Haiti has been mired in crisis since President Jean-Bertrand Aristide's
party won 80 percent of seats in parliamentary elections in May 2000 that
the opposition alleges were rigged. About $200 million in European aid and
loans from the Inter-American Development Bank have been frozen until some
results are revised.
The United States set aside $55 million in humanitarian aid for Haiti in
this year's budget, nearly all of it channeled through nongovernment
groups. The Bush administration is reluctant to see any money released
directly to the nation until it sees more political reform.
But Rudy Insanally, foreign affairs minister of Guyana and a spokesman
for the Caribbean Community, said recent actions by Aristide are in the
right direction and Haiti should be given money to build the democratic
pillars demanded by donors.
Insanally also said Caribbean leaders pressed Powell to get several
island nations off a money-laundering blacklist.
The United States believes that Dominica, Grenada, St. Kitts and Nevis,
and St. Vincent have failed to update their banking regulations to
standards that could curb money laundering.
Insanally said it would be unfair to follow a "pattern of naming and
shaming to tarnish the image of these countries."
Powell, a son of Jamaican immigrants, said he tried to assure Caribbean
leaders that their efforts to clamp down on drug trafficking and the cash
flow from criminals are crucial in the struggle against terrorism.
But Caribbean leaders told Powell that their economically struggling
nations -- where the tourism industry was already hit hard by last year's
recession -- can barely afford the costs of increased security since Sept.
11.
The leaders also touched on the U.S. deportation of Caribbean nationals.
Regional governments believe that deportees from the United States are
contributing to rising crime in their countries.
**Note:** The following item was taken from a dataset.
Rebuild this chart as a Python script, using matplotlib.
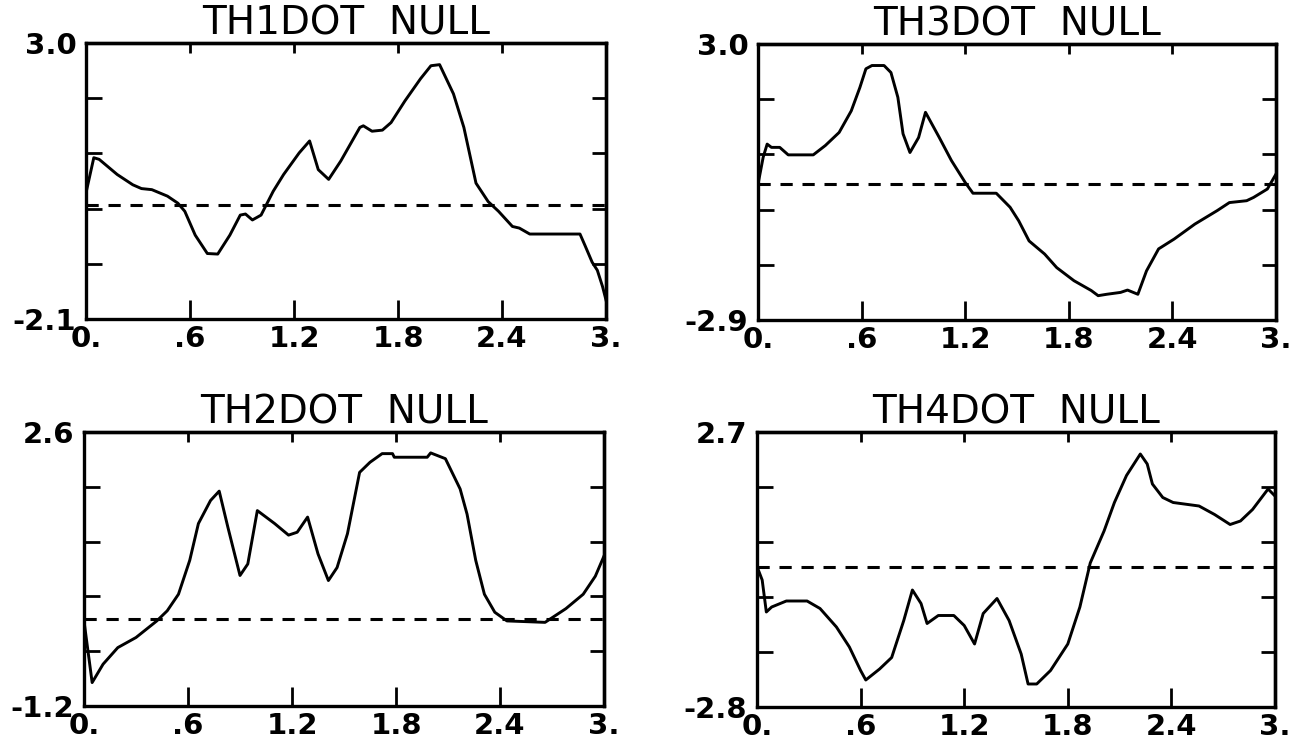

Last year, the United States and Canada deported more than 3,000
Caribbean nationals, mostly to Jamaica, Guyana and the Dominican Republic.
Powell said he also discussed ways to stop narcotics trafficking, money
laundering and other sources of instability in the region, especially
poverty, lack of health care and insufficient education for children.
"All of these issues, if we deal with them and we deal with them
successfully, then we dry up the havens for narco-traffickers, we dry up
havens for terrorists," he said. "You put solid financial systems in these
countries, you make yourself less attractive to illegal terrorists."